Dengan penanganan yang tepat terhadap masalah-masalah ini, program B50 diharapkan dapat berjalan lancar dan memberikan manfaat maksimal bagi perekonomian Indonesia serta kesejahteraan petani sawit.
Dampak Signifikan
Peneliti dari Satya Bumi, Sayyidatihayaa Afra mengatakan kebijakan pemerintah Indonesia untuk meningkatkan kewajiban campuran biodiesel dan minyak sawit hingga 50 persen (B50) perlu dipertimbangkan kembali. Dia menyatakan bahwa kebijakan yang ambisius ini berpotensi menimbulkan dampak yang signifikan.
“Pertama, kebijakan tersebut berpotensi mempercepat ekspansi lahan. Deforestasi dan peningkatan emisi menjadi konsekuensi dari berkurangnya luas hutan secara signifikan,” ungkapnya dalam pernyataan resmi, Minggu, 24 Maret 2024.
Menurut data Satya Bumi, secara statistik, luas perkebunan kelapa sawit di Indonesia terus meningkat. Pada tahun 2001, luasnya hanya 7,25 juta hektar, sementara pada tahun 2022, luasnya meningkat menjadi 17,77 juta hektar dengan peningkatan sebesar 145 persen atau 2,45 kali lipat.
“Dalam periode yang sama, produktivitas minyak sawit juga naik sebesar 30 persen atau 1,3 kali lipat. Namun, selama tahun 2001-2022, sekitar 2,95 juta hektar hutan alam telah beralih menjadi perkebunan kelapa sawit,” tambahnya.
Sayyidatihayaa juga menyatakan bahwa biodiesel menggunakan minyak kelapa sawit sebagai bahan bakunya. Hal ini berarti produksi biodiesel juga akan meningkatkan permintaan minyak sawit nasional untuk kebutuhan pangan domestik dan industri yang semakin meningkat.
“Ikhtisar tersebut menunjukkan bahwa permintaan minyak sawit nasional tidak hanya digunakan untuk energi, tetapi juga untuk kebutuhan pangan, oleokimia, dan ekspor sebagai sumber devisa, yang semuanya meningkat,” jelasnya.
Dana Punggutan
Selain itu, kebijakan biodiesel ini didukung oleh penggunaan dana pungutan crude palm oil (CPO) untuk biodiesel, yang mencapai Rp144,7 triliun dalam periode 2015 hingga 2022.
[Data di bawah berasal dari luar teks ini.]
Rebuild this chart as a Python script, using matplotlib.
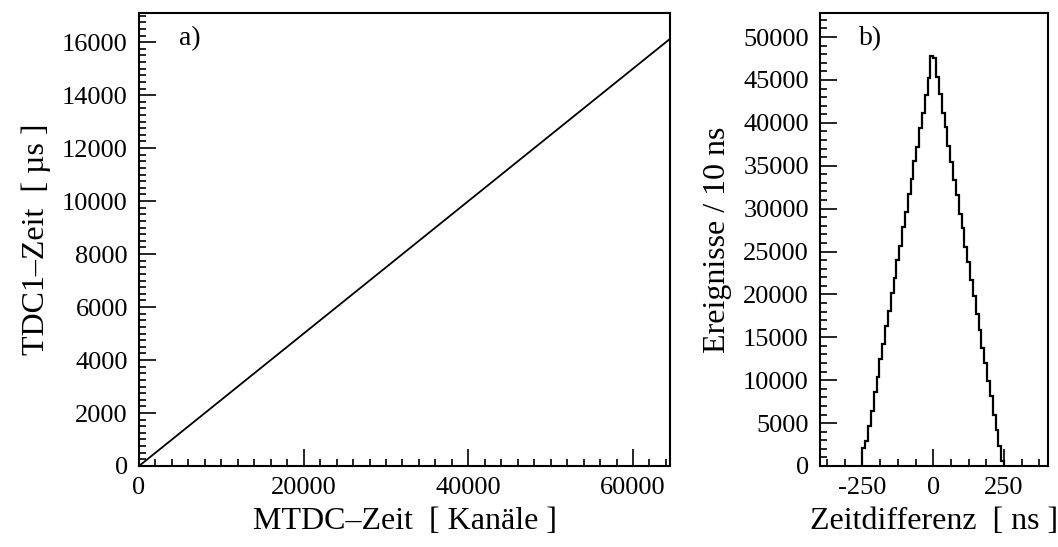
import numpy as np
import matplotlib
matplotlib.use("Agg")
import matplotlib.pyplot as plt
from matplotlib.ticker import MultipleLocator

plt.rcParams['font.family'] = ['Liberation Serif', 'DejaVu Serif']
plt.rcParams['mathtext.fontset'] = 'stix'
plt.rcParams['axes.unicode_minus'] = False

# a) calibration line MTDC channels -> TDC1 time
mtdc_kanal = [0, 65536]
tdc1_zeit = [0, 16384]

# b) time difference histogram, 10 ns bins
bin_edges_ns = list(range(-250, 251, 10))
ereignisse = [
    2100, 2900, 4700, 6400, 8600, 10400, 12500, 14200, 16300, 18100,
    20200, 21900, 24000, 25700, 27900, 29600, 31700, 33400, 35600, 37200,
    39400, 41100, 43300, 45200, 47800,
    47600, 45300, 43400, 41200, 39500, 37300, 35400, 33300, 31600, 29400,
    27700, 25500, 23800, 21700, 19800, 17700, 15900, 13800, 12000, 9900,
    8100, 6000, 4200, 2300, 600,
]

fig = plt.figure(figsize=(10.58, 5.47), dpi=100)
ax1 = fig.add_axes([0.1314, 0.1481, 0.5019, 0.8281])
ax2 = fig.add_axes([0.775, 0.1481, 0.2155, 0.8281])

tick_fs = 19
label_fs = 23

def style_axes(ax):
    for sp in ax.spines.values():
        sp.set_linewidth(1.5)
    ax.tick_params(which='both', direction='in', top=False, right=False,
                   labelsize=tick_fs, width=1.2, pad=8)
    ax.tick_params(which='major', length=12)
    ax.tick_params(which='minor', length=5)

# panel a
ax1.plot(mtdc_kanal, tdc1_zeit, color='black', lw=1.3)
ax1.set_xlim(0, 64500)
ax1.set_ylim(0, 17100)
ax1.xaxis.set_major_locator(MultipleLocator(20000))
ax1.xaxis.set_minor_locator(MultipleLocator(2000))
ax1.yaxis.set_major_locator(MultipleLocator(2000))
ax1.yaxis.set_minor_locator(MultipleLocator(250))
style_axes(ax1)
ax1.set_xlabel('MTDC\u2013Zeit  [ Kanäle ]', fontsize=label_fs, labelpad=6)
ax1.set_ylabel('TDC1\u2013Zeit  [ µs ]', fontsize=label_fs, labelpad=8)
ax1.text(0.075, 0.93, 'a)', transform=ax1.transAxes, fontsize=20)

# panel b
ax2.stairs(ereignisse, bin_edges_ns, color='black', lw=1.6)
ax2.set_xlim(-400, 405)
ax2.set_ylim(0, 52800)
ax2.set_xticks([-250, 0, 250])
ax2.xaxis.set_minor_locator(MultipleLocator(62.5))
ax2.yaxis.set_major_locator(MultipleLocator(5000))
ax2.yaxis.set_minor_locator(MultipleLocator(1000))
style_axes(ax2)
ax2.set_xlabel('Zeitdifferenz  [ ns ]', fontsize=label_fs, labelpad=6)
ax2.set_ylabel('Ereignisse / 10 ns', fontsize=label_fs, labelpad=8)
ax2.text(0.17, 0.93, 'b)', transform=ax2.transAxes, fontsize=20)

fig.savefig('out.png', dpi=100)
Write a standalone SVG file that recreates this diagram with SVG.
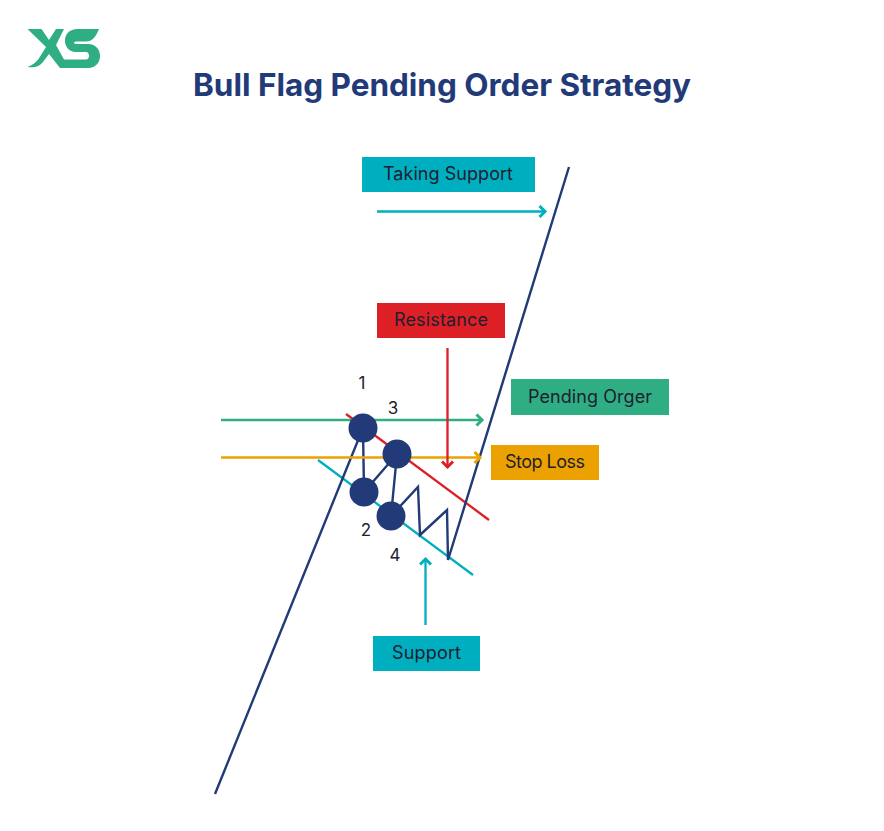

Namun demikian, Sayyidatihayaa menyoroti bahwa regulasi pemerintah tidak sepenuhnya pro lingkungan. Alasannya adalah pemerintah belum pernah melarang deforestasi secara tegas, hanya melakukan pembatasan penerbitan izin baru.
Berbagai regulasi seperti Peraturan Pemerintah Nomor 104 Tahun 2015, Instruksi Presiden Nomor 5 Tahun 2019, Peraturan Presiden Nomor 44 Tahun 2020, Peraturan Menteri Pertanian Nomor 38 Tahun 2020, dan PP Nomor 23 Tahun 2021 menunjukkan bahwa tujuan perlindungan hutan oleh pemerintah bukanlah untuk mencapai target nol deforestasi.
Hal ini diperparah dengan adanya label Proyek Strategi Nasional (PSN) yang memungkinkan penghilangan hutan alam untuk mendukung mega proyek tersebut.
“Meskipun biodiesel tidak secara eksplisit masuk ke dalam PSN, manfaat yang diklaim akan menjadi lebih PSN. Jika biodiesel diarahkan untuk menjadi bagian dari PSN, maka aturan lingkungan hidup akan terabaikan, termasuk pembukaan hutan alam untuk perluasan kebun kelapa sawit baru. Bahkan lebih buruk, kita memiliki kuota deforestasi sekitar 6,8 juta hektar selama periode 2020-2050,” tutup Sayyidatihayaa.